Ruling that Shelby County doesn’t have a claim is an option that Dennison discussed previously. It’s a thin reed, and would be at most a temporary reprieve, since there are other cases in the queue that could serve the same purpose, if the purpose is to kill the VRA. But it’s something, for what it’s worth. Rick Hasen, on the other hand, is certain Section 5 is doomed. If Chief Justice John Roberts leads the way in overturning the VRA, you could say it’s the culmination of his life’s work, though Justice Scalia and his evolving view of “original intent” will get an assist. All we can do at this point is wait. The irony of all this happening as a statue of Rosa Parks was being unveiled is off the charts. Texas Redistricting has more, and see what Mustafa Tameez has to say about the VRA and Asian-American voters.
Section 5 should be doomed. It is an affront to the sovereignty of states. The “temporary” oversight enacted in 1965 for 5 years continues to be renewed without any strong basis in evidence for overseeing some governments and not others.
At least twice over the past decade, in Galveston and in Beaumont, local citizens have sought to reform their governments for reasons of efficiency and have been blocked by a DOJ objection. Every time we do redistricting, there is a general understanding that districts occupied by black and Hispanic officeholders (technically, candidates of choice of these minorities) are safe from any alteration except bolstering their minority percentages, while a district with a white officeholder can be dissolved (Beverly Woolley or Scott Hochberg) or white incumbents paired. This lack of symmetry removes competitive elections from our system, and leads to further polarization of politics, not less.
Mainstream,
Don’t you mean “an affront to historical racism”?
My stomach hurts from laughing so hard at your comment that Section 5 “removes competitive elections from our system, and leads to further polarization of politics, not less.” You meant the Republican party and the Texas state legislature…didn’t you? Right?

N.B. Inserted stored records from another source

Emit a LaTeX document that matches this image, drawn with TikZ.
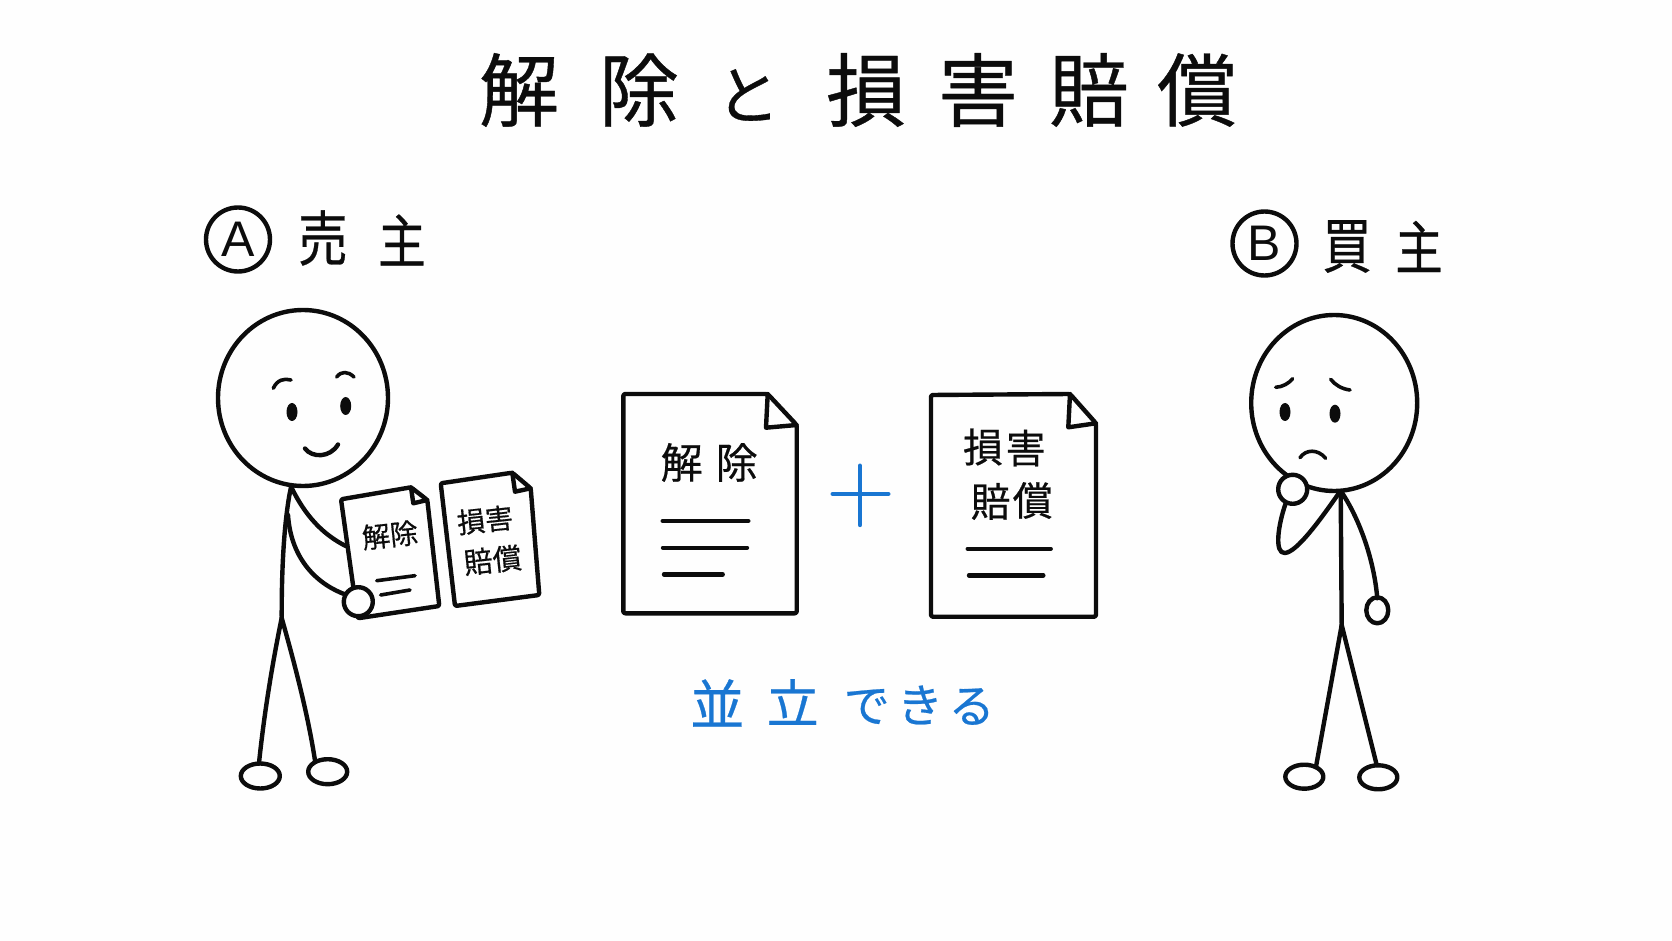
\documentclass[tikz,border=0pt]{standalone}
\usepackage{fontspec}
\newfontfamily\cjk[FakeBold=0.5]{Noto Sans CJK JP}
\newfontfamily\cjknarrow[FakeBold=0.5,FakeStretch=0.82]{Noto Sans CJK JP}
\setmainfont{Liberation Sans}
\definecolor{inkblue}{HTML}{1976D2}
\definecolor{paper}{HTML}{FEFEFE}
\definecolor{inkblack}{HTML}{0C0C0C}
\tikzset{
  kan/.style={font=\cjk\fontsize{#1}{#1}\selectfont, inner sep=0pt, text=inkblack},
  kannarrow/.style={font=\cjknarrow\fontsize{#1}{#1}\selectfont, inner sep=0pt, text=inkblack},
  kanblue/.style={font=\cjk\fontsize{#1}{#1}\selectfont, inner sep=0pt, text=inkblue},
  ink/.style={draw=inkblack, line width=2.2pt, line cap=round, line join=round},
  thinink/.style={draw=inkblack, line width=1.8pt, line cap=round, line join=round},
  sheet/.style={ink, fill=paper, rounded corners=1pt},
  plusline/.style={draw=inkblue, line width=2.2pt, line cap=round},
  badge/.style={draw=inkblack, line width=2.2pt, circle, minimum size=32pt, inner sep=0pt,
                font=\fontsize{25}{25}\selectfont, text=inkblack}
}
\begin{document}
\begin{tikzpicture}[x=0.5pt,y=-0.5pt]
\useasboundingbox (0,0) rectangle (1672,941);
\fill[paper] (0,0) rectangle (1672,941);

% title
\node[kan=40] (t1) at (519,90) {解};
\node[kan=40] (t2) at (639,90) {除};
\node[kan=32] (t3) at (748,95) {と};
\node[kan=40] (t4) at (866,90) {損};
\node[kan=40] (t5) at (978,90) {害};
\node[kan=40] (t6) at (1089,90) {賠};
\node[kan=40] (t7) at (1197,90) {償};

% party labels
\node[badge] (badgeA) at (238,239.5) {A};
\node[kannarrow=30] (seller1) at (323,238) {売};
\node[kannarrow=29] (seller2) at (402,240) {主};
\node[badge] (badgeB) at (1264.5,243.5) {B};
\node[kannarrow=30] (buyer1) at (1347,246.5) {買};
\node[kannarrow=29] (buyer2) at (1419,246.5) {主};

% seller figure
\draw[ink] (303,398) circle [x radius=85, y radius=88];
\fill[inkblack] (292,412) circle [x radius=5.5, y radius=9];
\fill[inkblack] (345.7,406) circle [x radius=5.5, y radius=9];
\draw[thinink] (273.3,388.3) .. controls (277,380) and (284,378) .. (291,380);
\draw[thinink] (336.7,377) .. controls (341,371) and (348,371) .. (354,377);
\draw[ink] (305,448.5) .. controls (312,458) and (330,458) .. (338,444.5);
\draw[ink] (291,487) .. controls (285,515) and (281.5,560) .. (281.7,618);
\draw[ink] (281.7,618) .. controls (272,665) and (264,715) .. (259,763);
\draw[ink] (281.7,618) .. controls (295,665) and (308,715) .. (315,760.5);
\draw[ink] (260.3,776) circle [x radius=19.5, y radius=12.5];
\draw[ink] (327.7,771.7) circle [x radius=19.5, y radius=12.5];
\draw[ink] (291.7,488) .. controls (305,515) and (322,534) .. (345.7,546);
\draw[ink] (288,515) .. controls (291,560) and (318,585) .. (346.7,595);

% papers held by the seller
\draw[sheet] (341,499.3) -- (411,487.3) -- (427.3,500) -- (439.3,606) -- (357.7,618.3) -- cycle;
\draw[ink] (411,487.3) -- (413.3,503.3) -- (427.3,500);
\node[kan=14,rotate=6] (heldA) at (390,535) {解除};
\draw[thinink] (376.7,580.7) -- (415,575.7);
\draw[thinink] (380.7,595) -- (410,590);
\draw[ink, fill=paper] (358.3,601.7) circle [radius=14.5];

\draw[sheet] (440.7,483.3) -- (512.3,472.7) -- (530.7,488.3) -- (539.3,595) -- (455,606) -- cycle;
\draw[ink] (512.3,472.7) -- (515,491.7) -- (530.7,488.3);
\node[kan=14,rotate=6] (heldB) at (485,520) {損害};
\node[kan=14.5,rotate=6] (heldC) at (492.7,560) {賠償};

% centre documents
\draw[sheet] (623.3,394) -- (767.7,394) -- (796.7,425) -- (796.7,613.3) -- (623.3,613.3) -- cycle;
\draw[ink] (767.7,394) -- (766,427.7) -- (796.7,425);
\node[kan=21] (d1a) at (681.7,462.5) {解};
\node[kan=21] (d1b) at (736.7,462.5) {除};
\draw[ink] (662.7,521) -- (748.3,521);
\draw[ink] (663,547.7) -- (747,547.7);
\draw[ink] (664,574.3) -- (722.7,574.3);

\draw[plusline] (832.7,494) -- (888.3,494);
\draw[plusline] (860,465.7) -- (860,525);

\draw[sheet] (931,395) -- (1070,394) -- (1096,423.3) -- (1096,616.7) -- (931,616.7) -- cycle;
\draw[ink] (1070,394) -- (1068.3,427.3) -- (1096,423.3);
\node[kan=20] (d2a) at (983,447) {損};
\node[kan=20] (d2b) at (1025.7,448) {害};
\node[kan=20] (d2c) at (990.7,501.5) {賠};
\node[kan=20] (d2d) at (1032.7,500.5) {償};
\draw[ink] (967.7,548.7) -- (1050.7,548.7);
\draw[ink] (969,575.3) -- (1043.3,575.3);

% caption
\node[kanblue=27] (c1) at (717.3,703) {並};
\node[kanblue=26] (c2) at (792.7,702) {立};
\node[kanblue=23] (c3) at (866.7,706.5) {で};
\node[kanblue=23] (c4) at (920,705) {き};
\node[kanblue=23] (c5) at (971.7,706.5) {る};

% buyer figure
\draw[ink] (1334.2,403) circle [x radius=83, y radius=88];
\fill[inkblack] (1285,412) circle [x radius=5.5, y radius=9];
\fill[inkblack] (1335,413.7) circle [x radius=5.5, y radius=9];
\draw[thinink] (1275.7,387.3) .. controls (1283,387) and (1289,383) .. (1292.7,378.7);
\draw[thinink] (1330.7,379.3) .. controls (1335,385) and (1342,389) .. (1350,390);
\draw[thinink] (1300,457.7) .. controls (1306,449) and (1318,449) .. (1325.7,458.3);
\draw[ink] (1340.7,491.7) -- (1341.7,625);
\draw[ink] (1341.7,625) -- (1316,766.7);
\draw[ink] (1341.7,625) -- (1376.7,765);
\draw[ink] (1304.3,776.7) circle [x radius=19, y radius=12];
\draw[ink] (1378.3,777.3) circle [x radius=19, y radius=12];
\draw[ink] (1341.7,492.3) .. controls (1360,520) and (1374,560) .. (1377.3,598.3);
\draw[ink] (1377.3,610.3) circle [x radius=11, y radius=13];
\draw[ink] (1338.3,494) .. controls (1320,520) and (1297,552) .. (1285,553)
  .. controls (1274,554) and (1278,525) .. (1285.7,503.3);
\draw[ink, fill=paper] (1292.7,489.3) circle [radius=14.5];
\end{tikzpicture}
\end{document}
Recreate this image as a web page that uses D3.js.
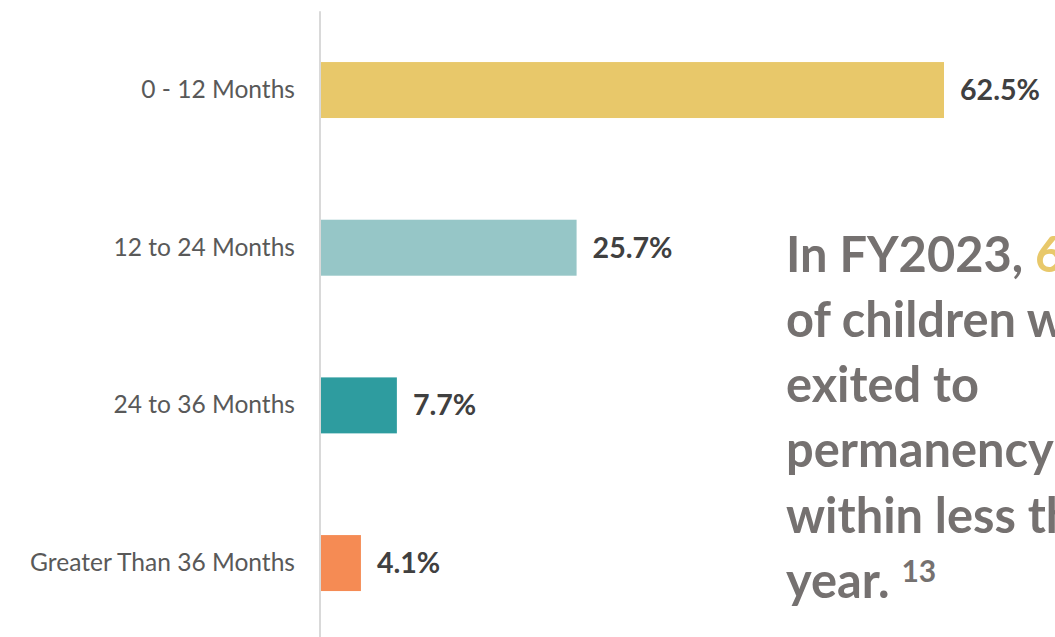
<!DOCTYPE html>
<html><head><meta charset="utf-8">
<script src="https://cdn.jsdelivr.net/npm/d3@7"></script>
<style>html,body{margin:0;padding:0;background:#fff;overflow:hidden}</style>
</head><body>
<svg id="c" width="1055" height="637"></svg>
<script>
const categories = ["0 - 12 Months", "12 to 24 Months", "24 to 36 Months", "Greater Than 36 Months"];
const values = [62.5, 25.7, 7.7, 4.1];
const colors = ["#E8C86A", "#96C6C7", "#2E9C9F", "#F58B54"];
const calloutLines = [
  [{t:"In FY2023, ", c:"#757170"}, {t:"62.5%", c:"#E8C86A"}],
  [{t:"of children who", c:"#757170"}],
  [{t:"exited to", c:"#757170"}],
  [{t:"permanency", c:"#757170"}],
  [{t:"within less than one", c:"#757170"}],
  [{t:"year. ", c:"#757170"}, {t:"13", c:"#757170", sup:true}]
];
const FONT = "Lato, 'Open Sans', sans-serif";
const svg = d3.select("#c");
const x = d3.scaleLinear().domain([0, 100]).range([320, 1318.4]);
const y = d3.scaleBand().domain(categories).range([11.2, 641.9]).paddingInner(0.645).paddingOuter(0.3225);

// helper: fit font size to a target width
function fit(text, weight, target, base) {
  const t = svg.append("text").attr("font-family", FONT).attr("font-weight", weight).attr("font-size", base).text(text);
  const w = t.node().getComputedTextLength();
  t.remove();
  return base * target / w;
}
const labelSize = fit("Greater Than 36 Months", 400, 265, 20);
const valueSize = fit("62.5%", 700, 80, 24);
const bigSize = fit("exited to", 700, 193, 50);

svg.selectAll("rect.bar").data(values).enter().append("rect")
  .attr("x", x(0)).attr("y", (d,i) => y(categories[i]))
  .attr("width", d => x(d) - x(0)).attr("height", y.bandwidth())
  .attr("fill", (d,i) => colors[i]);

// axis line
const axis = d3.axisLeft(y).tickSize(0).tickPadding(25);
const g = svg.append("g").attr("transform", `translate(${x(0)},0)`).call(axis);
g.select(".domain").attr("stroke", "#D9D9D9").attr("stroke-width", 2).attr("d", `M0,11.2V637`);
g.selectAll(".tick text").attr("font-family", FONT).attr("font-size", labelSize).attr("fill", "#595959");

svg.selectAll("text.val").data(values).enter().append("text")
  .attr("x", d => x(d) + 16).attr("y", (d,i) => y(categories[i]) + y.bandwidth()/2)
  .attr("dy", "0.35em").attr("font-family", FONT).attr("font-weight", 700)
  .attr("font-size", valueSize).attr("fill", "#404040")
  .text(d => d.toFixed(1) + "%");

const baselines = [272, 337, 402, 467, 533, 598];
const callout = svg.append("text").attr("font-family", FONT).attr("font-weight", 700).attr("font-size", bigSize);
calloutLines.forEach((line, i) => {
  line.forEach((seg, j) => {
    const ts = callout.append("tspan").attr("fill", seg.c).text(seg.t);
    if (j === 0) ts.attr("x", 786).attr("y", baselines[i]);
    if (seg.sup) ts.attr("font-size", 30).attr("dy", -16);
  });
});
</script>
</body></html>
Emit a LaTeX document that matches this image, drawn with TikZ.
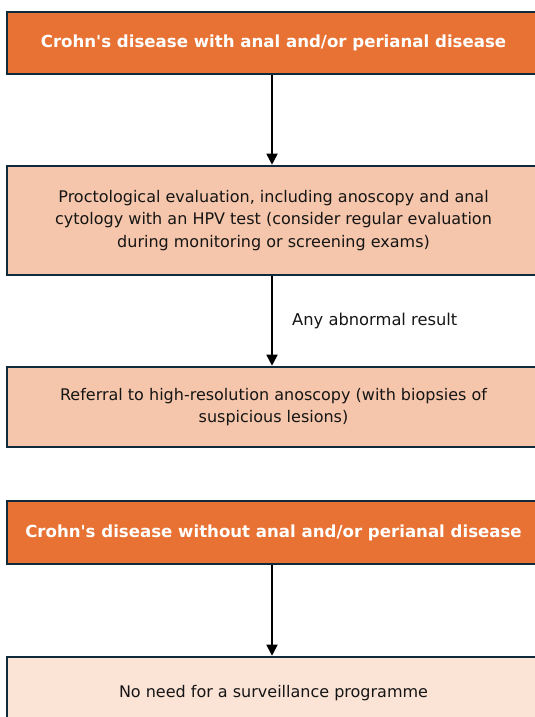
\documentclass[tikz,border=0pt]{standalone}
\usepackage{fontspec}
\setmainfont{DejaVu Sans}[Ligatures=TeXOff]
\usetikzlibrary{arrows.meta}
\definecolor{orangebox}{HTML}{E87233}
\definecolor{salmonbox}{HTML}{F5C6AB}
\definecolor{palebox}{HTML}{FBE3D6}
\definecolor{edgecol}{HTML}{0F2A3A}
\definecolor{txt}{HTML}{151515}
\begin{document}
\begin{tikzpicture}[x=1pt,y=-1pt,
  boxbase/.style={draw=edgecol,line width=2.6pt,minimum width=533pt,inner sep=0pt,align=center,font=\fontsize{16}{22.5}\selectfont},
  headbox/.style={boxbase,fill=orangebox,text=white,font=\bfseries\fontsize{16.6}{22}\selectfont},
  stepbox/.style={boxbase,fill=salmonbox,text=txt},
  endbox/.style={boxbase,fill=palebox,text=txt},
  arr/.style={draw=black,line width=1.8pt,-{Triangle[length=11pt,width=11pt]}}]
\useasboundingbox (0,0) rectangle (535,717);
\node[headbox,minimum height=62pt] (h1) at (273.5,43) {Crohn's disease with anal and/or perianal disease};
\node[stepbox,minimum height=109pt] (s1) at (273.5,220.5) {Proctological evaluation, including anoscopy and anal\\cytology with an HPV test (consider regular evaluation\\during monitoring or screening exams)};
\node[stepbox,minimum height=80pt] (s2) at (273.5,407) {Referral to high-resolution anoscopy (with biopsies of\\suspicious lesions)};
\node[headbox,minimum height=63pt] (h2) at (273.5,532.5) {Crohn's disease without anal and/or perianal disease};
\node[endbox,minimum height=72pt] (e1) at (273.5,693) {No need for a surveillance programme};
\draw[arr] (h1.south -| 272,0) -- (s1.north -| 272,0);
\draw[arr] (s1.south -| 272,0) -- node[right=16pt,text=txt,font=\fontsize{16.3}{18}\selectfont] (lbl) {Any abnormal result} (s2.north -| 272,0);
\draw[arr] (h2.south -| 272,0) -- (e1.north -| 272,0);
\end{tikzpicture}
\end{document}
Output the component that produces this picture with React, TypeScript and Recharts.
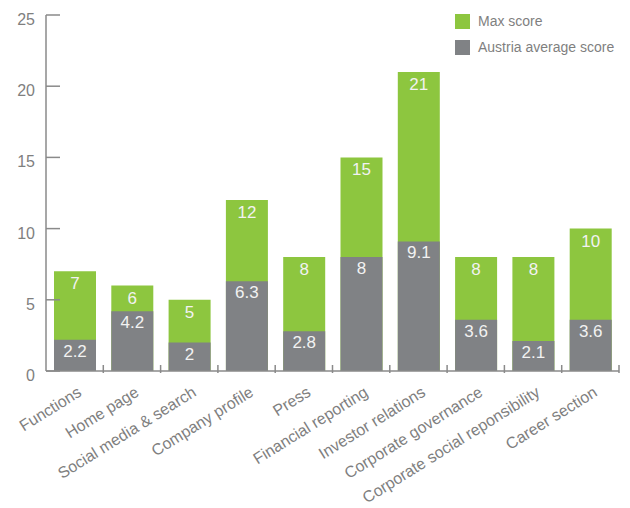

No, I really mean that the manner in which Section 5 has been interpreted and enforced has led to Republican districts with almost no blacks and Democratic districts with few whites, and the resulting racial and political polarization which we are now experiencing. The progression of polarization of these districts began in the 1980 and 1990 redistrictings under Democratic control of the Texas Legislature and politics. Whether the 2000 and 2010 Republican Texas legislature redistrictings increased or just maintained the existing level of polarization is debatable.